You know you’ve had a bad day at the office when your five-hour performance review ends with a free ride to the police station. Our esteemed Director General, Tirtha Raj Aryal, and Director Sunil Kumar KC of the Passport Department recently discovered that the Prime Minister’s Office (PMO) doesn't just do boring paperwork—they also do surprise arrests. Apparently, spending five hours discussing why you can’t print a simple passport isn't the best way to get a promotion; it’s the best way to get a VIP stay in government custody.

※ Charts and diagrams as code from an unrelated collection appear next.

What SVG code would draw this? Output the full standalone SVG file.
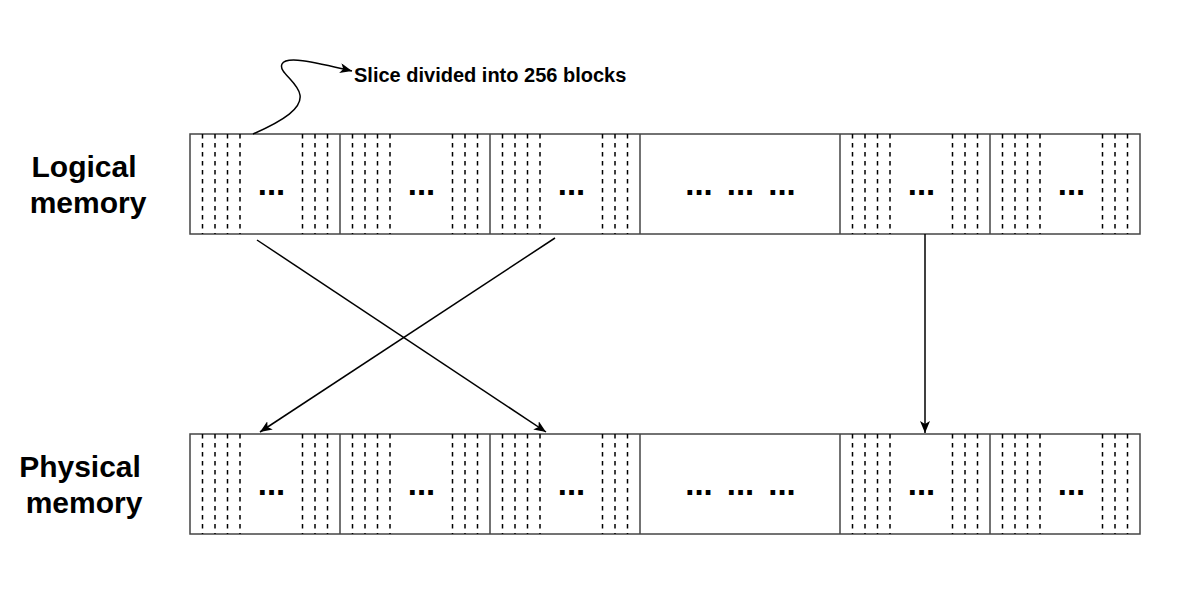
<svg xmlns="http://www.w3.org/2000/svg" xmlns:xlink="http://www.w3.org/1999/xlink" width="1182" height="608" viewBox="0 0 1182 608">
<style>
.frame{fill:#fff;stroke:#444;stroke-width:1.5}
.sep{stroke:#444;stroke-width:1.5}
.dash{stroke:#000;stroke-width:1.5;stroke-dasharray:4.5 4.5}
.dots{font-family:"Liberation Sans",Arial,sans-serif;font-weight:bold;font-size:33px;text-anchor:middle;fill:#000}
.lbl{font-family:"Liberation Sans",Arial,sans-serif;font-weight:bold;font-size:30px;text-anchor:middle;fill:#000}
.note{font-family:"Liberation Sans",Arial,sans-serif;font-weight:bold;font-size:20px;fill:#000}
.conn{fill:none;stroke:#000;stroke-width:1.5}
</style>
<defs>
<marker id="arr" viewBox="0 0 12 10" refX="12" refY="5" markerWidth="12" markerHeight="10" markerUnits="userSpaceOnUse" orient="auto"><path d="M0,0 L12,5 L0,10 L3,5 Z" fill="#000"/></marker>
<g id="blk">
<line class="dash" x1="12.5" y1="0" x2="12.5" y2="100"/>
<line class="dash" x1="25" y1="0" x2="25" y2="100"/>
<line class="dash" x1="37.5" y1="0" x2="37.5" y2="100"/>
<line class="dash" x1="50" y1="0" x2="50" y2="100"/>
<line class="dash" x1="112.5" y1="0" x2="112.5" y2="100"/>
<line class="dash" x1="125" y1="0" x2="125" y2="100"/>
<line class="dash" x1="137.5" y1="0" x2="137.5" y2="100"/>
<text class="dots" x="81.5" y="61">...</text>
</g>
<g id="row">
<rect class="frame" x="0" y="0" width="950" height="100"/>
<use xlink:href="#blk" x="0" y="0"/>
<use xlink:href="#blk" x="150" y="0"/>
<use xlink:href="#blk" x="300" y="0"/>
<use xlink:href="#blk" x="650" y="0"/>
<use xlink:href="#blk" x="800" y="0"/>
<line class="sep" x1="150" y1="0" x2="150" y2="100"/>
<line class="sep" x1="300" y1="0" x2="300" y2="100"/>
<line class="sep" x1="450" y1="0" x2="450" y2="100"/>
<line class="sep" x1="650" y1="0" x2="650" y2="100"/>
<line class="sep" x1="800" y1="0" x2="800" y2="100"/>
<text class="dots" x="509" y="61">...</text>
<text class="dots" x="550.5" y="61">...</text>
<text class="dots" x="592" y="61">...</text>
</g>
</defs>
<rect width="1182" height="608" fill="#fff"/>
<g id="logical-label"><text class="lbl" x="84" y="177">Logical</text><text class="lbl" x="88" y="213">memory</text></g>
<g id="physical-label"><text class="lbl" x="80" y="477">Physical</text><text class="lbl" x="84" y="513">memory</text></g>
<g id="logical-memory"><use xlink:href="#row" x="190" y="134"/></g>
<g id="physical-memory"><use xlink:href="#row" x="190" y="434"/></g>
<g id="note"><text class="note" x="354" y="81.5">Slice divided into 256 blocks</text></g>
<g id="connectors">
<path class="conn" d="M257 240 L546 432" marker-end="url(#arr)"/>
<path class="conn" d="M555 238 L260 432" marker-end="url(#arr)"/>
<path class="conn" d="M925 234 L925 433" marker-end="url(#arr)"/>
<path class="conn" d="M253 134 C285 120 302 108 300 95 C298 82 278 72 282 64 C286 56 310 61 352 71" marker-end="url(#arr)"/>
</g>
</svg>
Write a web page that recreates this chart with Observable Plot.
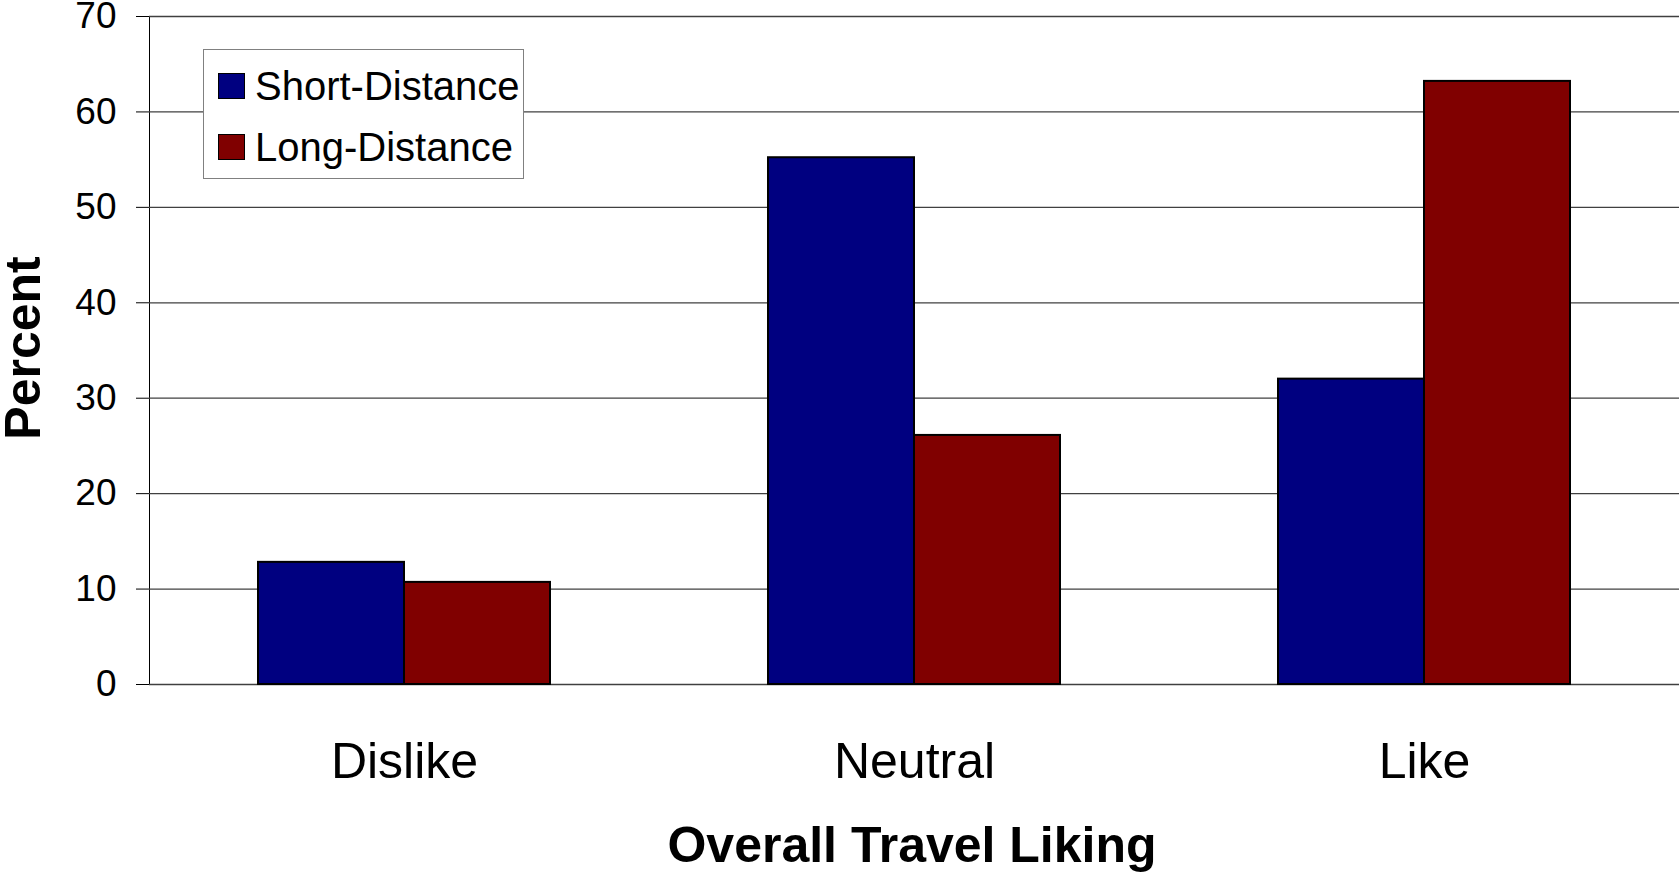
<!DOCTYPE html>
<html>
<head>
<meta charset="utf-8">
<script src="https://cdn.jsdelivr.net/npm/d3@7"></script>
<script src="https://cdn.jsdelivr.net/npm/@observablehq/plot@0.6"></script>
<style>
  html, body { margin: 0; padding: 0; background: #fff; }
  #wrap { position: relative; width: 1679px; height: 873px; font-family: "Liberation Sans", Arial, sans-serif; color: #000; }
  #wrap svg { position: absolute; left: 0; top: 0; }
  .title { position: absolute; font-weight: bold; font-size: 50px; line-height: 1; white-space: nowrap; }
  #ytitle { left: 23px; top: 348px; transform: translate(-50%, -50%) rotate(-90deg); }
  #xtitle { left: 912px; top: 845px; transform: translate(-50%, -50%); }
  #legend { position: absolute; left: 203px; top: 49px; width: 319px; height: 128px; background: #fff; border: 1px solid #808080; }
  .item { position: absolute; left: 14px; height: 28px; display: flex; align-items: center; font-size: 40px; line-height: 1; white-space: nowrap; }
  .sw { width: 25px; height: 24px; border: 1.5px solid #000; margin-right: 10px; flex: none; }
</style>
</head>
<body>
<div id="wrap"></div>
<script>
// Share of respondents by overall travel liking, short- vs long-distance trips
const categories = ["Dislike", "Neutral", "Like"];
const series = ["Short-Distance", "Long-Distance"];
const shortDistance = [12.8, 55.2, 32.0];
const longDistance = [10.7, 26.1, 63.2];
const seriesColors = ["#000080", "#800000"];
const yTicks = [0, 10, 20, 30, 40, 50, 60, 70];

const rows = categories.flatMap((c, i) => [
  {category: c, series: series[0], value: shortDistance[i]},
  {category: c, series: series[1], value: longDistance[i]}
]);

const chart = Plot.plot({
  width: 1679,
  height: 873,
  marginLeft: 148,
  marginRight: 0,
  marginTop: 16,
  marginBottom: 189,
  style: {fontFamily: "'Liberation Sans', Arial, sans-serif", fontSize: "37px", color: "#000", background: "transparent", overflow: "visible"},
  fx: {domain: categories, padding: 0, axis: null},
  x: {domain: series, paddingInner: 0, paddingOuter: 0.74, axis: null},
  y: {domain: [0, 70], ticks: yTicks, tickSize: 13, tickPadding: 20, label: null, line: true},
  color: {domain: series, range: seriesColors},
  marks: [
    Plot.ruleY(yTicks, {stroke: "#404040", strokeWidth: 1.3}),
    Plot.barY(rows, {fx: "category", x: "series", y: "value", fill: "series", stroke: "#000", strokeWidth: 2}),
    Plot.text(categories, {fx: d => d, text: d => d, frameAnchor: "bottom", dy: 77, fontSize: 50, lineAnchor: "middle"})
  ]
});
const wrap = document.getElementById("wrap");
wrap.appendChild(chart);

const yTitle = document.createElement("div");
yTitle.className = "title"; yTitle.id = "ytitle"; yTitle.textContent = "Percent";
wrap.appendChild(yTitle);
const xTitle = document.createElement("div");
xTitle.className = "title"; xTitle.id = "xtitle"; xTitle.textContent = "Overall Travel Liking";
wrap.appendChild(xTitle);

const legend = document.createElement("div");
legend.id = "legend";
series.forEach((s, i) => {
  const item = document.createElement("div");
  item.className = "item";
  item.style.top = (i === 0 ? 22 : 83) + "px";
  const sw = document.createElement("span");
  sw.className = "sw";
  sw.style.background = seriesColors[i];
  item.appendChild(sw);
  item.appendChild(document.createTextNode(s));
  legend.appendChild(item);
});
wrap.appendChild(legend);
</script>
</body>
</html>
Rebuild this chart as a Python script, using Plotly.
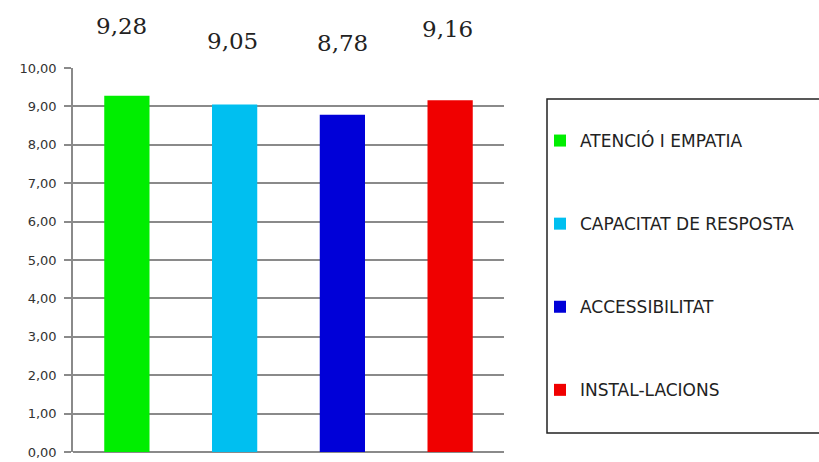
import plotly.graph_objects as go

categories = ["ATENCIÓ I EMPATIA", "CAPACITAT DE RESPOSTA", "ACCESSIBILITAT", "INSTAL-LACIONS"]
values = [9.28, 9.05, 8.78, 9.16]
value_labels = ["9,28", "9,05", "8,78", "9,16"]
colors = ["#00EE00", "#00BFF0", "#0000D8", "#F00000"]
label_yshift = [70, 63, 72, 71]
label_xshift = [-5, -2, 0, -3]

fig = go.Figure()
for cat, val, col in zip(categories, values, colors):
    fig.add_trace(go.Bar(x=[cat], y=[val], name=cat, marker_color=col,
                         marker_line_width=0, legendgroup=cat, hoverinfo="skip"))

for cat, val, lab, ys, xs in zip(categories, values, value_labels, label_yshift, label_xshift):
    fig.add_annotation(x=cat, y=val, text=lab, showarrow=False, yshift=ys, xshift=xs,
                       font=dict(family="DejaVu Serif", size=23, color="#222222"))

W, H = 819, 462
L, R, T, B = 73, 315, 68, 10
pw, ph = W - L - R, H - T - B

def px(x):
    return (x - L) / pw

def py(y):
    return (H - B - y) / ph

fig.add_shape(type="rect", xref="paper", yref="paper",
              x0=px(547), x1=px(840), y0=py(433), y1=py(99),
              line=dict(color="#222222", width=1.5), fillcolor="rgba(0,0,0,0)", layer="below")

fig.update_layout(
    width=W, height=H,
    margin=dict(l=L, r=R, t=T, b=B, autoexpand=False),
    paper_bgcolor="white", plot_bgcolor="white",
    barmode="overlay", bargap=0.58,
    separators=",.",
    showlegend=True,
    legend=dict(x=px(540), xanchor="left", y=py(123), yanchor="top",
                bgcolor="rgba(0,0,0,0)", tracegroupgap=58, traceorder="grouped",
                font=dict(family="DejaVu Sans", size=17, color="#222222")),
    xaxis=dict(showticklabels=False, showgrid=False, zeroline=False, showline=False,
               ticks="", automargin=False),
    yaxis=dict(range=[0, 10], dtick=1, tickformat=".2f", showgrid=True,
               gridcolor="#8a8a8a", gridwidth=1.5, automargin=False,
               zeroline=True, zerolinecolor="#8a8a8a", zerolinewidth=1.5,
               showline=True, linecolor="#8a8a8a", linewidth=1.5,
               ticks="outside", ticklen=7, tickcolor="#8a8a8a", tickwidth=1.5,
               ticklabelstandoff=5, ticklabeloverflow="allow",
               tickfont=dict(family="DejaVu Sans", size=13, color="#333333")),
)

fig.write_html("out.html")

The "German Engineering" That Never Happened
The plot thickens with the arrival of German company reps and embassy officials, who presumably flew in expecting to finalize a plan, only to be met with the bureaucratic equivalent of a dumpster fire. Back in Shrawan, the Department signed contracts worth a staggering Rs 1.55 billion with Mühlbauer ID Services and Rs 6.55 billion with Veridos. The promise? Printing passports within eight months. The result, 11 months later? The data integration isn't even finished, and our passport stock is lower than my patience on a Monday morning. With less than a lakh of passports left—barely enough to last through Ashar—the PMO finally realized that "waiting for the Germans" was a strategy only slightly better than waiting for a unicorn to deliver our documents.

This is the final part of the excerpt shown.